The volume shows some signs of having been rushed to publication. Minor but frustrating infelicities spotted by this reader: an unexplained manuscript siglum L1 (51); “Mari of Qarrath” (66, 306), but “Mari of Qāra (?)” (247); a confusing suggestion that a Syriac author would have known Rufinus's Latin Church History (102); Neapolis described as “just 7 km from Jerusalem” (127); the use of multiple different Syriac transcription systems. More significant is the omission of any discussion of the manuscripts of the text; for this, one must consult Palmer's article “Editing a Syriac Hagiography: The Life of Barṣawmo the Northerner” (in Syrische Studien: Beiträge zum 8. Deutschen Syrologie-Symposium in Salzburg 2014, ed. Dietmar W. Winkler, Vienna: Lit, 2016, 89–108), which is not cited in this volume's bibliography.

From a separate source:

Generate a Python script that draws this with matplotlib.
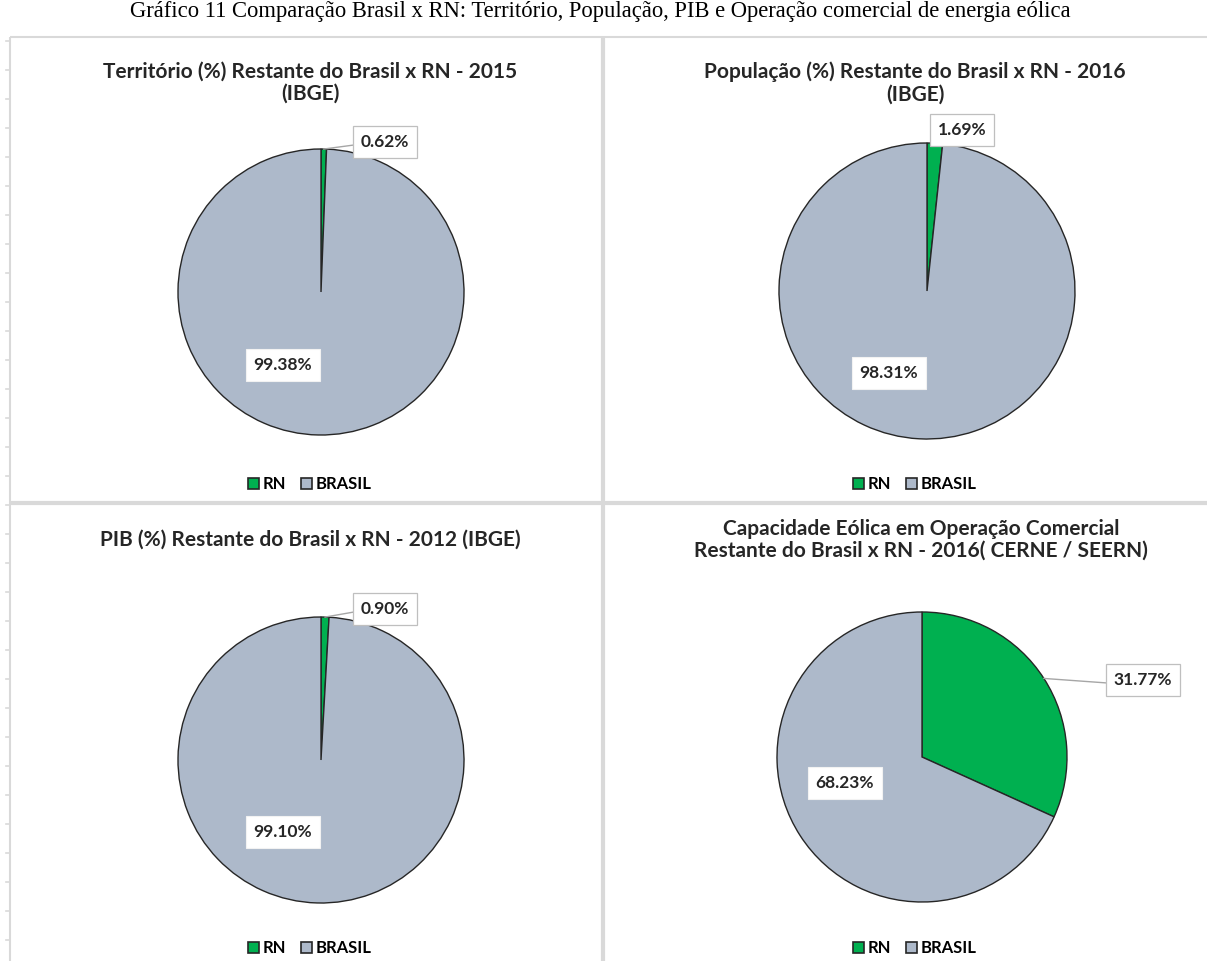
import math
import matplotlib
matplotlib.use("Agg")
import matplotlib.pyplot as plt
from matplotlib.patches import Patch

W, H = 1207, 961
DPI = 100

fig_title = "Gráfico 11 Comparação Brasil x RN: Território, População, PIB e Operação comercial de energia eólica"
panel_titles = [
    "Território (%) Restante do Brasil x RN - 2015\n(IBGE)",
    "População (%) Restante do Brasil x RN - 2016\n(IBGE)",
    "PIB (%) Restante do Brasil x RN - 2012 (IBGE)",
    "Capacidade Eólica em Operação Comercial\nRestante do Brasil x RN - 2016( CERNE / SEERN)",
]
series_names = ["RN", "BRASIL"]
rn_share = [0.62, 1.69, 0.90, 31.77]
brasil_share = [99.38, 98.31, 99.10, 68.23]

GREEN = "#00B050"
GRAY = "#ADB9CA"
EDGE = "#262626"
GRID = "#D9D9D9"
FONT = ["Lato", "DejaVu Sans"]

# layout in pixels (x from left, y from top)
pie_center = [(321, 292), (927, 291), (321, 760), (922, 757)]
pie_radius = [143, 148, 143, 145]
title_pos = [(310, 83), (915, 83), (310, 540), (921, 540)]
legend_pos = [(310, 484), (915, 484), (310, 948), (915, 948)]
rn_label_pos = [(385, 142), (962, 130), (385, 609), (1143, 680)]
br_label_pos = [(283, 365), (889, 373), (283, 832), (845, 783)]

fig = plt.figure(figsize=(W / DPI, H / DPI), dpi=DPI)

# overlay axes in pixel units, kept above the pies
bg = fig.add_axes([0, 0, 1, 1])
bg.set_xlim(0, W)
bg.set_ylim(H, 0)
bg.axis("off")
bg.set_zorder(10)

bg.text(600, 12, fig_title, ha="center", va="center",
        fontsize=16.3, family="Liberation Serif", color="black")

# panel frame lines
bg.plot([10, W], [37, 37], color=GRID, lw=1.5, solid_capstyle="butt")
bg.plot([10, 10], [37, H], color=GRID, lw=1.5, solid_capstyle="butt")
bg.plot([603, 603], [37, H], color=GRID, lw=3, solid_capstyle="butt")
bg.plot([10, W], [503, 503], color=GRID, lw=3, solid_capstyle="butt")
for ty in range(41, H, 29):
    bg.plot([6, 10], [ty, ty], color=GRID, lw=1.2)

for i in range(4):
    cx, cy = pie_center[i]
    r = pie_radius[i]
    pad = 1.04
    size = 2 * r * pad
    ax = fig.add_axes([(cx - size / 2) / W, (H - cy - size / 2) / H, size / W, size / H])
    ax.pie([rn_share[i], brasil_share[i]], colors=[GREEN, GRAY], startangle=90,
           counterclock=False, radius=1,
           wedgeprops=dict(edgecolor=EDGE, linewidth=1.0))
    ax.set_xlim(-pad, pad)
    ax.set_ylim(-pad, pad)
    ax.set_aspect("equal")
    ax.axis("off")

    tx, ty = title_pos[i]
    bg.text(tx, ty, panel_titles[i], ha="center", va="center", fontsize=15,
            fontweight="bold", family=FONT, color="#262626", linespacing=1.12)

    # callout for the RN slice
    mid = math.radians(90 - rn_share[i] / 100 * 180)
    sx, sy = cx + r * math.cos(mid), cy - r * math.sin(mid)
    lx, ly = rn_label_pos[i]
    lbl = f"{rn_share[i]:.2f}%"
    bg.text(lx, ly, lbl, ha="center", va="center",
            fontsize=12.5, fontweight="bold", family=FONT, color="#262626",
            bbox=dict(boxstyle="square,pad=0.45", fc="white", ec="#BFBFBF", lw=0.9),
            zorder=5)
    half_w = 4.6 * len(lbl) + 8
    bg.plot([sx, lx - half_w], [sy, ly + 3], color="#A6A6A6", lw=1.0, zorder=4)

    bx, by = br_label_pos[i]
    bg.text(bx, by, f"{brasil_share[i]:.2f}%", ha="center", va="center",
            fontsize=12.5, fontweight="bold", family=FONT, color="#262626",
            bbox=dict(boxstyle="square,pad=0.45", fc="white", ec="#F2F2F2", lw=0.8),
            zorder=5)

    handles = [Patch(facecolor=GREEN, edgecolor=EDGE, lw=1.2),
               Patch(facecolor=GRAY, edgecolor=EDGE, lw=1.2)]
    gx, gy = legend_pos[i]
    fig.legend(handles, series_names, loc="center", bbox_to_anchor=(gx / W, 1 - gy / H),
               ncol=2, frameon=False, handlelength=0.62, handleheight=0.62,
               handletextpad=0.25, columnspacing=0.9,
               prop=dict(family=FONT, weight="bold", size=12))

fig.savefig("out.png", dpi=DPI)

It should be noted that Palmer's translation was also published independently in 2020, as volume 61 in the same series (The Life of the Syrian Saint Barsauma: Eulogy of a Hero of the Resistance to the Council of Chalcedon), with the same annotations but a different introduction by Palmer himself. Here he presents his own codicologically informed theory of the text's redaction—rather different from Menze's cautious proposal in the volume reviewed here (9–10). Presumably a laudable desire to make the translation available as an inexpensive paperback lies behind this decision, but it is unfortunate and somewhat confusing that neither volume contains any reference to the other (except in the series’ title lists included in their respective frontmatter).

These criticisms, however, should not be taken as diminishing the value of the volume's contribution as a whole, but rather as a rebuke to the institutional structures of academia that continue to prioritize quantity over quality in published research. The editors and contributors have together made a long-neglected text, of great interest to students of late antiquity, church history, and Jewish-Christian relations, available to a broad scholarly audience; they have done excellent work placing the Life of Barsauma in its Sitz im Leben and dispelling some of the false impressions created by past scholarship based on partial access to the text. They are to be commended for their efforts.